Crypto commentator Star argued that decentralization is more myth than reality after two high-profile freezes: a Tether (USDT) action on TRON and an ETH freeze on Arbitrum.
On TRON, Tether enacted its largest-ever freeze — $344 million in USDT — using the USDT smart contract after coordinating with OFAC and U.S. law enforcement. Those tokens remain visible on-chain but are no longer spendable. The move illustrated the issuer’s administrative powers: the ability to blacklist addresses, instantly freeze balances and, if desired, destroy tokens. Star used the incident to question claims that such tokens and the chains they run on are fully decentralized.
Tether confirmed it supported U.S. authorities in freezing two TRON addresses once they were identified, saying the action prevented further movement of the funds. Media reports said the freeze was prompted by links to Iran, which has at times preferred Bitcoin over stablecoins amid seizure concerns.

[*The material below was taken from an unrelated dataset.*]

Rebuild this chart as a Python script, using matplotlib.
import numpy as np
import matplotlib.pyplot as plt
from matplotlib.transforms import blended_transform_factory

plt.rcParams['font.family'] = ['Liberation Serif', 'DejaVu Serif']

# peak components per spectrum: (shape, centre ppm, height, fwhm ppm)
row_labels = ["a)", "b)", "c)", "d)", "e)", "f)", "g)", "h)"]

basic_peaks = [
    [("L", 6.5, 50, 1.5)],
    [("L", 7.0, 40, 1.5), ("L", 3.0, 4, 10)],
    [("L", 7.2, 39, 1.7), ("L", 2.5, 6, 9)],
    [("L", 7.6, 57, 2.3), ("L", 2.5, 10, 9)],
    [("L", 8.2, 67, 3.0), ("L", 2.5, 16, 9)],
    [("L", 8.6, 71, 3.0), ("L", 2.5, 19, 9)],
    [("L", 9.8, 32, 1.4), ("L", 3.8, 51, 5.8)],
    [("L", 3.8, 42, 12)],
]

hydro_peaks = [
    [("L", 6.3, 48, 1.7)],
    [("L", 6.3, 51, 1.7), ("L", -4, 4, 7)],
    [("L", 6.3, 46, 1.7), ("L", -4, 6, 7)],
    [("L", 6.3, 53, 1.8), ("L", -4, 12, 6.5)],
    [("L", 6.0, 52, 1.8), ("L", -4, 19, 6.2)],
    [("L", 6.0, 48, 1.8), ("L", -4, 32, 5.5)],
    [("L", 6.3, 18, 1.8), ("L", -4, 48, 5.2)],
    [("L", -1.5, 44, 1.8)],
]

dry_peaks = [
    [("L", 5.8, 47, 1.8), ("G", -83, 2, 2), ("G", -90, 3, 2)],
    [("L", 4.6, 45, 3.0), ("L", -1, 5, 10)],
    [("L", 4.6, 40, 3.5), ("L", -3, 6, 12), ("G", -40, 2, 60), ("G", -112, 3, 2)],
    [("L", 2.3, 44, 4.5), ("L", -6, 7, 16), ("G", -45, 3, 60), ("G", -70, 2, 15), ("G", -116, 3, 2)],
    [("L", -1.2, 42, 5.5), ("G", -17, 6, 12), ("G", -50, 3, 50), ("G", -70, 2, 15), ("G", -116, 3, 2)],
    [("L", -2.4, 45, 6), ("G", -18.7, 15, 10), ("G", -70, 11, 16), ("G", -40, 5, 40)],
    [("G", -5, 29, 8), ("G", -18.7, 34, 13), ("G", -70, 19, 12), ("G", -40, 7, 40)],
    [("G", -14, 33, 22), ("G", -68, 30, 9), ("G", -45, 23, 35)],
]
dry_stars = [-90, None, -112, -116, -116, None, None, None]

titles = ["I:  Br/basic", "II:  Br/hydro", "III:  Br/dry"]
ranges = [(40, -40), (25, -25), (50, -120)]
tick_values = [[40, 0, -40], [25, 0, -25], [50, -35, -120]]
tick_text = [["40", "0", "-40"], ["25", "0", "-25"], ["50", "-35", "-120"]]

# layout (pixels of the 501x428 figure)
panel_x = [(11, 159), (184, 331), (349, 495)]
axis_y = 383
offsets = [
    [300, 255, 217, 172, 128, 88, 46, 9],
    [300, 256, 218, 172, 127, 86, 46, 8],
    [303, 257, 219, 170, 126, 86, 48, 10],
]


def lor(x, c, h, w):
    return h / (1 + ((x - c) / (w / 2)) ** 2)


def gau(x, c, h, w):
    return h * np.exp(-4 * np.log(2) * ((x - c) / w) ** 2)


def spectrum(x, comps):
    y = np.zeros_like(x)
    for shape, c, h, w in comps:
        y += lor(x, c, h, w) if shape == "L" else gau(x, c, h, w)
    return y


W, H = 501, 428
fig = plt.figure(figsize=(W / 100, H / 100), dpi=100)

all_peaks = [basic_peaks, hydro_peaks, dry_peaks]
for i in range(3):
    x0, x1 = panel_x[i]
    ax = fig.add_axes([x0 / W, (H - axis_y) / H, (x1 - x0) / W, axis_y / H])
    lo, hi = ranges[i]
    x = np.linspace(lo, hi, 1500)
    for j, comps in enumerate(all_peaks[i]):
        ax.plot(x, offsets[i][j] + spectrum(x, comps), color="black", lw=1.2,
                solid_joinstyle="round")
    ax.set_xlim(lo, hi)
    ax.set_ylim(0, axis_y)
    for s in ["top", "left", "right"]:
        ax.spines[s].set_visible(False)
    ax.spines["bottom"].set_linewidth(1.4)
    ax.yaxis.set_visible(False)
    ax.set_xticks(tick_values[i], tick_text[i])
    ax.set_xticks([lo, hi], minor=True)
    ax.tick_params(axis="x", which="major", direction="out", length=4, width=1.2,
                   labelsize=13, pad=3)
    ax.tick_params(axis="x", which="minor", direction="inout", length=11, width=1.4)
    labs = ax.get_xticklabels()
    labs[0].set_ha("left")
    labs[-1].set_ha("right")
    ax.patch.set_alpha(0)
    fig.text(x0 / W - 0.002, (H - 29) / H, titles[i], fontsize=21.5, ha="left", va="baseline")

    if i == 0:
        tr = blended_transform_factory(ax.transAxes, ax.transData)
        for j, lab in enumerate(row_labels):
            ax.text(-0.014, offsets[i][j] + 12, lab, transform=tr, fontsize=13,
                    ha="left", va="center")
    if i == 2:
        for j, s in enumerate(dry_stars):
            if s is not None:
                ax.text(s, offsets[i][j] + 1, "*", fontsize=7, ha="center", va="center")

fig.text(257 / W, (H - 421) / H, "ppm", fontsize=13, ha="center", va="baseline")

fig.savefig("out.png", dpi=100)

The freeze also came days after TRON founder Justin Sun had called TRON ‘‘the most decentralized blockchain,’’ a claim critics say the episode undercuts.

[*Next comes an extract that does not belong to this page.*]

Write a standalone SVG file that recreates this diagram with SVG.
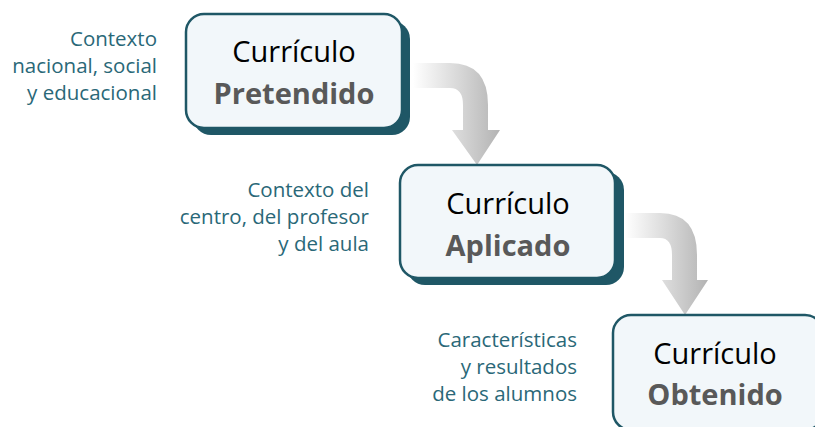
<svg xmlns="http://www.w3.org/2000/svg" width="815" height="427" viewBox="0 0 815 427">
<defs>
<linearGradient id="ag" x1="0" y1="0" x2="1" y2="0">
<stop offset="0" stop-color="#ffffff"/>
<stop offset="0.55" stop-color="#d6d6d6"/>
<stop offset="1" stop-color="#b3b3b3"/>
</linearGradient>
<style>
.sh{fill:#1f5766;}
.bx{fill:#f2f7fa;stroke:#1f5766;stroke-width:2.5;}
.t1{font-family:"Open Sans",Lato,sans-serif;font-size:29px;fill:#000;text-anchor:middle;}
.t2{font-family:"Open Sans",Lato,sans-serif;font-size:29px;font-weight:bold;fill:#595959;text-anchor:middle;}
.lb{font-family:"Open Sans",Lato,sans-serif;font-size:20.5px;fill:#2a6878;text-anchor:end;}
</style>
</defs>
<g id="connectors">
<path d="M413,63 L450,63 Q488,63 488,105 L488,130 L500,130 L477,165 L452,130 L463,130 L463,105 Q463,88 450,88 L413,88 Z" fill="url(#ag)"/>
<path d="M625,213 L660,213 Q697,213 697,255 L697,280 L708,280 L685,315 L662,280 L672,280 L672,255 Q672,238 660,238 L625,238 Z" fill="url(#ag)"/>
</g>
<g id="node-pretendido">
<rect class="sh" x="193" y="21" width="217" height="114" rx="18"/>
<rect class="bx" x="186" y="14" width="216" height="114" rx="18"/>
<text class="t1" x="294" y="62">Currículo</text>
<text class="t2" x="294" y="104">Pretendido</text>
</g>
<g id="node-aplicado">
<rect class="sh" x="407" y="172" width="217" height="113" rx="18"/>
<rect class="bx" x="400" y="165" width="215" height="113" rx="18"/>
<text class="t1" x="508" y="214">Currículo</text>
<text class="t2" x="508" y="256">Aplicado</text>
</g>
<g id="node-obtenido">
<rect class="sh" x="620" y="322" width="210" height="115" rx="18"/>
<rect class="bx" x="613" y="315" width="210" height="115" rx="18"/>
<text class="t1" x="715" y="364">Currículo</text>
<text class="t2" x="715" y="405">Obtenido</text>
</g>
<g id="label-1">
<text class="lb" x="157" y="46">Contexto</text>
<text class="lb" x="157" y="73">nacional, social</text>
<text class="lb" x="157" y="100">y educacional</text>
</g>
<g id="label-2">
<text class="lb" x="369" y="197">Contexto del</text>
<text class="lb" x="369" y="224">centro, del profesor</text>
<text class="lb" x="369" y="251">y del aula</text>
</g>
<g id="label-3">
<text class="lb" x="577" y="347">Características</text>
<text class="lb" x="577" y="374">y resultados</text>
<text class="lb" x="577" y="401">de los alumnos</text>
</g>
</svg>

Star pointed to a second example on Arbitrum. After the Kelp DAO exploit — an attack that reportedly netted as much as $292 million in staked ETH via a bridge — Arbitrum’s Security Council froze 30,766 ETH held at an address tied to the exploiter, following consultation with law enforcement. Reactions were split: some observers highlighted the irony of a network lauded for decentralization taking centralized action, while others, including Helius CEO Mert, argued the freeze was the morally right step to prevent attackers from profiting.
Taken together, the TRON/Tether and Arbitrum incidents highlight that administrative controls and emergency governance mechanisms exist on networks and tokens commonly described as decentralized. Those controls enable intervention in service of law enforcement or security responses but also challenge the idea of absolute censorship resistance.
The events have revived debate about what decentralization means in practice. Rather than a binary state, decentralization often involves trade-offs between user autonomy, regulatory compliance, and the ability to remediate theft or abuse. For users and builders, the takeaway is the same: understand the governance structures, administrative keys and remediation mechanisms behind the chains and tokens you rely on, because those design choices determine how ‘‘decentralized’’ a system actually is.